Slow and steady … or something like that
It’s a wonder how filled with useless philosophy we can become the longer we work on an endless task — like harvesting … or making holiday candies, or even something as simple as riding a bean bar.
I remember those endless moving rows during the short time I spent on a bean bar. Most of my childhood years were spent actually walking beans, but whenever I was subjected to that new brand of adolescent torture, I remember hardly being able to stay awake as those rows whizzed past me. I’m pretty sure Dad could point to the reason if he ever got docked by the good people of Sands of Iowa for sending them lesser quality seed beans.
It also gave me a glimpse into my adult world of traveling on a semi. When assuming the role of passenger in the truck with my husband as he hauled soybeans across the state or calves from Montana, it didn’t matter what time we left home — the open road took hold of me and left me snoring in the passenger seat at least 40 minutes into the trek.
There may have been as many slobber sightings up front as there were among the cattle in the back.
Last fall as we were working in a half-section field, I remembered feeling like we were never going to get done with it. It was a long way across there, and it felt like we were never going to get done with a field that appeared to be half the size of Texas and twice as mysterious.
I nearly experienced petrification by the sheer repetition of the job day after day — when I stumbled upon the newest wonder of the world — that the whole harvesting job is completed one load at a time.
The combine chews up each single stalk and eats the grain, then spooeys it out into a cart, and the cart hauls it to the truck, which hauls it to the elevator or waiting grain bins.
This epiphany meant that I had finally grown up and truly understood that slow and steady eventually does win the race. Our fields are harvested one single load at a time.
In a small field, as it is in a half-section-sized field — that’s a lotta single wagon or cart loads hauled to trucks, and a lot of single truck loads hauled to the elevator or grain bins.
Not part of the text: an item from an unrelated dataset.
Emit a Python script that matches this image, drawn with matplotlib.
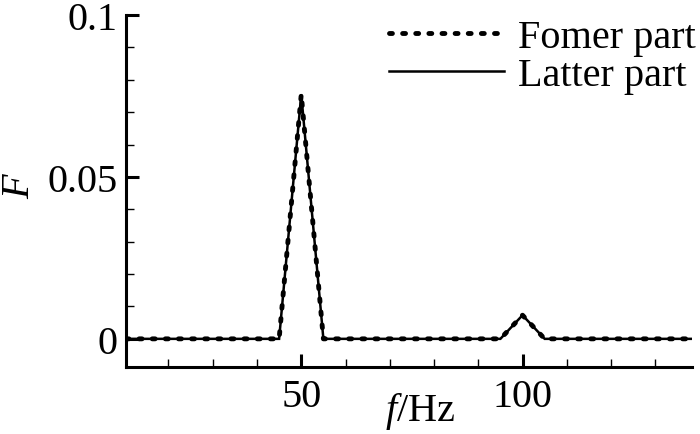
import matplotlib
matplotlib.use("Agg")
import matplotlib.pyplot as plt
from matplotlib.lines import Line2D

## spectrum values, 5 Hz step
freq = [10.4, 15, 20, 25, 30, 35, 40, 45, 50, 55, 60, 65, 70, 75, 80, 85, 90,
        95, 100, 105, 110, 115, 120, 125, 130, 135, 138.3]
F_former = [0, 0, 0, 0, 0, 0, 0, 0, 0.0755, 0, 0, 0, 0, 0, 0, 0, 0,
            0, 0.0073, 0, 0, 0, 0, 0, 0, 0, 0]
F_latter = [0, 0, 0, 0, 0, 0, 0, 0, 0.0755, 0, 0, 0, 0, 0, 0, 0, 0,
            0, 0.0073, 0, 0, 0, 0, 0, 0, 0, 0]

plt.rcParams['font.family'] = ['Liberation Serif', 'DejaVu Serif']
plt.rcParams['mathtext.fontset'] = 'custom'
plt.rcParams['mathtext.it'] = 'Liberation Serif:italic'
plt.rcParams['mathtext.rm'] = 'Liberation Serif'

FS = 29

fig = plt.figure(figsize=(7, 4.35), dpi=100)
ax = fig.add_axes([0.18, 0.154, 0.8086, 0.809])

ax.plot(freq, F_latter, color='black', lw=1.8, solid_joinstyle='miter')
ax.plot(freq, F_former, color='black', lw=3.5, linestyle=(0, (0.6, 2.1)),
        dash_capstyle='round')

ax.set_xlim(10.4, 138.3)
ax.set_ylim(-0.0087, 0.1)
ax.set_xticks([50, 100])
ax.set_xticks([20, 30, 40, 60, 70, 80, 90, 110, 120, 130], minor=True)
ax.set_yticks([0, 0.05, 0.1])
ax.set_yticklabels(['0', '0.05', '0.1'])
ax.set_yticks([0.01, 0.02, 0.03, 0.04, 0.06, 0.07, 0.08, 0.09], minor=True)

for s in ['top', 'right']:
    ax.spines[s].set_visible(False)
for s in ['left', 'bottom']:
    ax.spines[s].set_linewidth(2.2)
ax.tick_params(which='major', direction='in', length=9.5, width=2.2,
               labelsize=FS)
ax.tick_params(axis='x', which='major', pad=8)
ax.tick_params(axis='y', which='major', pad=6)
ax.tick_params(which='minor', direction='in', length=6, width=1.0)

ax.set_xlabel('$f$/Hz', fontsize=FS)
ax.xaxis.set_label_coords(0.52, -0.065)
ax.set_ylabel('$F$', fontsize=FS)
ax.yaxis.set_label_coords(-0.155, 0.52)

handles = [Line2D([], [], color='black', lw=3.5, linestyle=(0, (0.6, 2.1)),
                  dash_capstyle='round'),
           Line2D([], [], color='black', lw=1.8)]
ax.legend(handles, ['Fomer part', 'Latter part'], loc='upper right',
          bbox_to_anchor=(1.006, 0.99), frameon=False, fontsize=FS,
          handlelength=2.85, handletextpad=0.35, labelspacing=0.02,
          borderaxespad=0, borderpad=0)

fig.savefig('out.png', dpi=100)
For some reason, my mind short-circuited briefly as I came to grips with this new and completely unexpected revelation.
It might explain the dent on the side of the truck; but I’ll give you five bucks if you don’t mention it to my husband.
This whole thought process took me back to a few years ago when I was making holiday candy. My husband came in from hog and sheep chores and became witness to the job it is to make the peanut butter balls. He watched me tediously dip them one or two at a time into the melted chocolate, let them drip, then carefully slide them with a knife onto the wax paper so they would look glossy and flawless. After a couple of minutes he informed me that if he were doing that job, he could get it done a lot faster.
My husband thrives on efficiency. For him, the challenge of bringing efficiency into the kitchen rested in how he could perform this job industrially so it wouldn’t take so long.
His effort was to place four or five of the balls into the chocolate, slop them around a bit to cover, then lift them out all at once with a large and wide slotted spoon, let them drip, then dump them onto the wax paper and scoot them apart. Candy scars showed everywhere.
No worries, I thought to myself. I did need the help; but if anyone asked about the way the peanut butter balls looked, I would just tell them our kids helped me with them.
I just wouldn’t tell them it was the biggest kid.
And so, slow and steady really does win the race — with holiday goodie preparation, just as it is with the harvest.